SinSEOn Project (Sloshing SPH Environment for long-time Oscillation simulation) FINAL REPORT

The present report is dedicated to the numerical investigation of sloshing flows inside a ship fuel tank. Long time simulations, involving 3-hours real-time duration with realistic severe sea-state forcing, have been performed using a parallel CFD solver running for several weeks on a dedicated cluster. The numerical model adopted is an enhanced version of the Smoothed Particle Hydrodynamics model (SPH). The SPH is a Lagrangian Particle Method characterized by an intrinsic conservation of mass and momenta which makes this model well adapted for the simulation of violent free-surface flows. The adopted model relies on a Riemann Solver for the calculation of the particle interactions which increases the stability of the scheme and allows for accurate predictions of the pressure during water impact stages.
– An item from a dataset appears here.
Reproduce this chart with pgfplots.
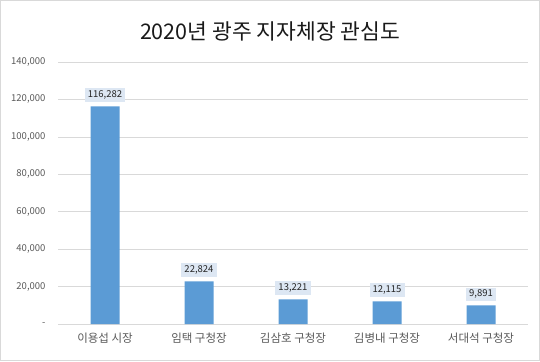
\documentclass[border=0pt]{standalone}
\usepackage{pgfplots}
\pgfplotsset{compat=1.18}
\usepackage{fontspec}
\setmainfont{Noto Sans CJK KR}
\definecolor{barblue}{HTML}{5B9BD5}
\definecolor{lblbg}{HTML}{DDE7F3}
\definecolor{gridc}{HTML}{D9D9D9}
\definecolor{txt}{HTML}{595959}
\begin{document}
\begin{tikzpicture}[x=1pt,y=1pt]
\draw[gridc, line width=0.8pt] (0.4,0.4) rectangle (539.6,360.6);
\begin{axis}[
  at={(58pt,37pt)}, anchor=south west,
  scale only axis, width=470pt, height=262pt,
  xmin=-0.5, xmax=4.5, ymin=0, ymax=140000,
  axis line style={draw=none},
  major tick length=0pt,
  ytick={0,20000,40000,60000,80000,100000,120000,140000},
  yticklabels={{-},{20,000},{40,000},{60,000},{80,000},{100,000},{120,000},{140,000}},
  ymajorgrids, grid style={gridc, line width=0.6pt},
  xtick=data,
  xticklabels={이용섭 시장, 임택 구청장, 김삼호 구청장, 김병내 구청장, 서대석 구청장},
  xticklabel style={font=\fontsize{11.5}{13}\selectfont, text=txt, yshift=-5pt},
  yticklabel style={font=\fontsize{9.5}{11}\selectfont, text=txt, xshift=-9pt},
  scaled y ticks=false,
  /pgf/number format/assume math mode=true,
  ybar, bar width=29pt,
  nodes near coords={\pgfmathprintnumber[fixed, 1000 sep={,}]{\pgfplotspointmeta}},
  every node near coord/.style={fill=lblbg, text=black!85, inner xsep=3pt, inner ysep=2.5pt, font=\fontsize{9.5}{11}\selectfont, yshift=4pt},
  clip=false,
]
\addplot[fill=barblue, draw=none] coordinates {(0,116282) (1,22824) (2,13221) (3,12115) (4,9891)};
\end{axis}
\node[font=\fontsize{21.5}{25}\selectfont, text=black!90] at (270pt,330pt) {2020년 광주 지자체장 관심도};
\end{tikzpicture}
\end{document}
Three different filling height conditions are considered. For all of them energetic sloshing flows are induced with the occurrence of several water impact events. The latter are focused on specific zones of the tank depending on the considered filling height. For some conditions the SPH pressure predictions are compared with the experimental ones provided by Hyundai Heavy Industries (HHI). A critical discussion of these predictions is performed in order to highlight in which cases the numerical solver is able to provide good local loads estimations. Conversely when the SPH results appear to be not realistic, comments on the causes linked to the disagreements with experiments are given.